Problem description: Leave out the pictures and repeat the rest of the material exactly.
╭─ Stored data
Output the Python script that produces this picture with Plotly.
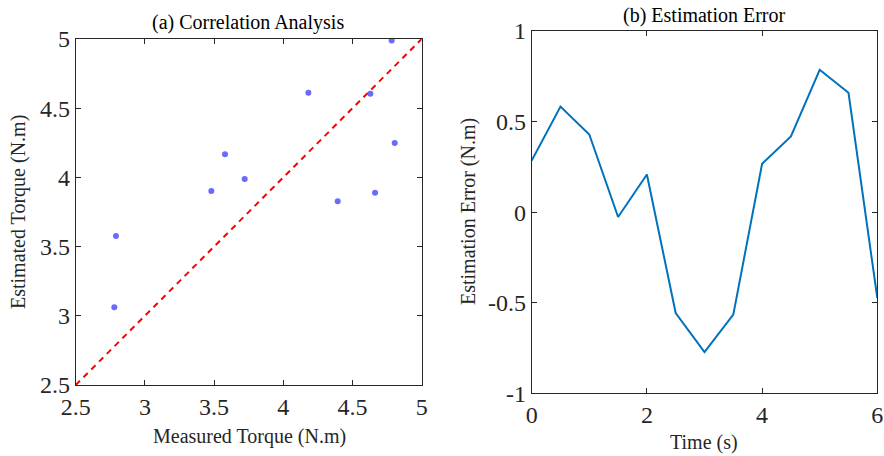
import plotly.graph_objects as go

# Scatter data: measured vs. estimated torque (N.m)
measured = [2.779, 2.791, 3.480, 3.579, 3.721, 4.181, 4.393, 4.629, 4.663, 4.783, 4.805]
estimated = [3.061, 3.577, 3.902, 4.167, 3.988, 4.612, 3.827, 4.605, 3.889, 4.990, 4.249]

# Ideal agreement line
ideal = [2.5, 5.0]

# Error time series
time_s = [0, 0.5, 1, 1.5, 2, 2.5, 3, 3.5, 4, 4.5, 5, 5.5, 6]
error_nm = [0.285, 0.583, 0.429, -0.027, 0.208, -0.557, -0.773, -0.566, 0.267, 0.418, 0.786, 0.659, -0.474]

left_ticks = [2.5, 3, 3.5, 4, 4.5, 5]
left_ticktext = ["2.5", "3", "3.5", "4", "4.5", "5"]
right_xticks = [0, 2, 4, 6]
right_yticks = [-1, -0.5, 0, 0.5, 1]
right_yticktext = ["-1", "-0.5", "0", "0.5", "1"]

FONT = "Liberation Serif"
AX = "#262626"
W, H = 884, 456

fig = go.Figure()
fig.add_trace(go.Scatter(
    x=ideal, y=ideal, mode="lines",
    line=dict(color="#ff0000", width=2, dash="6px,5px"),
    xaxis="x", yaxis="y", showlegend=False,
))
fig.add_trace(go.Scatter(
    x=measured, y=estimated, mode="markers",
    marker=dict(color="rgba(80,80,255,0.85)", size=6),
    xaxis="x", yaxis="y", showlegend=False,
))
fig.add_trace(go.Scatter(
    x=time_s, y=error_nm, mode="lines",
    line=dict(color="#0072BD", width=2),
    xaxis="x2", yaxis="y2", showlegend=False,
))

axis_common = dict(
    showgrid=False, zeroline=False, showline=True, linecolor=AX, linewidth=1,
    mirror="ticks", ticks="inside", ticklen=5, tickwidth=1, tickcolor=AX,
    tickfont=dict(family=FONT, size=24, color=AX), automargin=False,
)

fig.update_layout(
    width=W, height=H,
    margin=dict(l=0, r=0, t=0, b=0),
    paper_bgcolor="white", plot_bgcolor="white",
    xaxis=dict(domain=[75.7 / W, 421.7 / W], range=[2.5, 5], tickvals=left_ticks,
               ticktext=left_ticktext, anchor="y", **axis_common),
    yaxis=dict(domain=[1 - 385 / H, 1 - 39 / H], range=[2.5, 5], tickvals=left_ticks,
               ticktext=left_ticktext, anchor="x", **axis_common),
    xaxis2=dict(domain=[531.7 / W, 877.3 / W], range=[0, 6], tickvals=right_xticks,
                anchor="y2", **axis_common),
    yaxis2=dict(domain=[1 - 393.3 / H, 1 - 31 / H], range=[-1, 1], tickvals=right_yticks,
                ticktext=right_yticktext, anchor="x2", **axis_common),
)

title_font = dict(family=FONT, size=20, color="black")
label_font = dict(family=FONT, size=20, color=AX)
annotations = [
    dict(text="(a) Correlation Analysis", x=248, y=22, font=title_font),
    dict(text="(b) Estimation Error", x=704, y=15, font=title_font),
    dict(text="Measured Torque (N.m)", x=249, y=436, font=label_font),
    dict(text="Time (s)", x=704, y=442, font=label_font),
    dict(text="Estimated Torque (N.m)", x=18, y=212, font=label_font, textangle=-90),
    dict(text="Estimation Error (N.m)", x=468, y=212, font=label_font, textangle=-90),
]
for a in annotations:
    fig.add_annotation(
        text=a["text"], xref="paper", yref="paper",
        x=a["x"] / W, y=1 - a["y"] / H,
        xanchor="center", yanchor="middle", showarrow=False,
        font=a["font"], textangle=a.get("textangle", 0),
    )

fig.write_html("out.html")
╰─
In response:
Output the Python script that produces this picture with Plotly.
import plotly.graph_objects as go

# Scatter data: measured vs. estimated torque (N.m)
measured = [2.779, 2.791, 3.480, 3.579, 3.721, 4.181, 4.393, 4.629, 4.663, 4.783, 4.805]
estimated = [3.061, 3.577, 3.902, 4.167, 3.988, 4.612, 3.827, 4.605, 3.889, 4.990, 4.249]

# Ideal agreement line
ideal = [2.5, 5.0]

# Error time series
time_s = [0, 0.5, 1, 1.5, 2, 2.5, 3, 3.5, 4, 4.5, 5, 5.5, 6]
error_nm = [0.285, 0.583, 0.429, -0.027, 0.208, -0.557, -0.773, -0.566, 0.267, 0.418, 0.786, 0.659, -0.474]

left_ticks = [2.5, 3, 3.5, 4, 4.5, 5]
left_ticktext = ["2.5", "3", "3.5", "4", "4.5", "5"]
right_xticks = [0, 2, 4, 6]
right_yticks = [-1, -0.5, 0, 0.5, 1]
right_yticktext = ["-1", "-0.5", "0", "0.5", "1"]

FONT = "Liberation Serif"
AX = "#262626"
W, H = 884, 456

fig = go.Figure()
fig.add_trace(go.Scatter(
    x=ideal, y=ideal, mode="lines",
    line=dict(color="#ff0000", width=2, dash="6px,5px"),
    xaxis="x", yaxis="y", showlegend=False,
))
fig.add_trace(go.Scatter(
    x=measured, y=estimated, mode="markers",
    marker=dict(color="rgba(80,80,255,0.85)", size=6),
    xaxis="x", yaxis="y", showlegend=False,
))
fig.add_trace(go.Scatter(
    x=time_s, y=error_nm, mode="lines",
    line=dict(color="#0072BD", width=2),
    xaxis="x2", yaxis="y2", showlegend=False,
))

axis_common = dict(
    showgrid=False, zeroline=False, showline=True, linecolor=AX, linewidth=1,
    mirror="ticks", ticks="inside", ticklen=5, tickwidth=1, tickcolor=AX,
    tickfont=dict(family=FONT, size=24, color=AX), automargin=False,
)

fig.update_layout(
    width=W, height=H,
    margin=dict(l=0, r=0, t=0, b=0),
    paper_bgcolor="white", plot_bgcolor="white",
    xaxis=dict(domain=[75.7 / W, 421.7 / W], range=[2.5, 5], tickvals=left_ticks,
               ticktext=left_ticktext, anchor="y", **axis_common),
    yaxis=dict(domain=[1 - 385 / H, 1 - 39 / H], range=[2.5, 5], tickvals=left_ticks,
               ticktext=left_ticktext, anchor="x", **axis_common),
    xaxis2=dict(domain=[531.7 / W, 877.3 / W], range=[0, 6], tickvals=right_xticks,
                anchor="y2", **axis_common),
    yaxis2=dict(domain=[1 - 393.3 / H, 1 - 31 / H], range=[-1, 1], tickvals=right_yticks,
                ticktext=right_yticktext, anchor="x2", **axis_common),
)

title_font = dict(family=FONT, size=20, color="black")
label_font = dict(family=FONT, size=20, color=AX)
annotations = [
    dict(text="(a) Correlation Analysis", x=248, y=22, font=title_font),
    dict(text="(b) Estimation Error", x=704, y=15, font=title_font),
    dict(text="Measured Torque (N.m)", x=249, y=436, font=label_font),
    dict(text="Time (s)", x=704, y=442, font=label_font),
    dict(text="Estimated Torque (N.m)", x=18, y=212, font=label_font, textangle=-90),
    dict(text="Estimation Error (N.m)", x=468, y=212, font=label_font, textangle=-90),
]
for a in annotations:
    fig.add_annotation(
        text=a["text"], xref="paper", yref="paper",
        x=a["x"] / W, y=1 - a["y"] / H,
        xanchor="center", yanchor="middle", showarrow=False,
        font=a["font"], textangle=a.get("textangle", 0),
    )

fig.write_html("out.html")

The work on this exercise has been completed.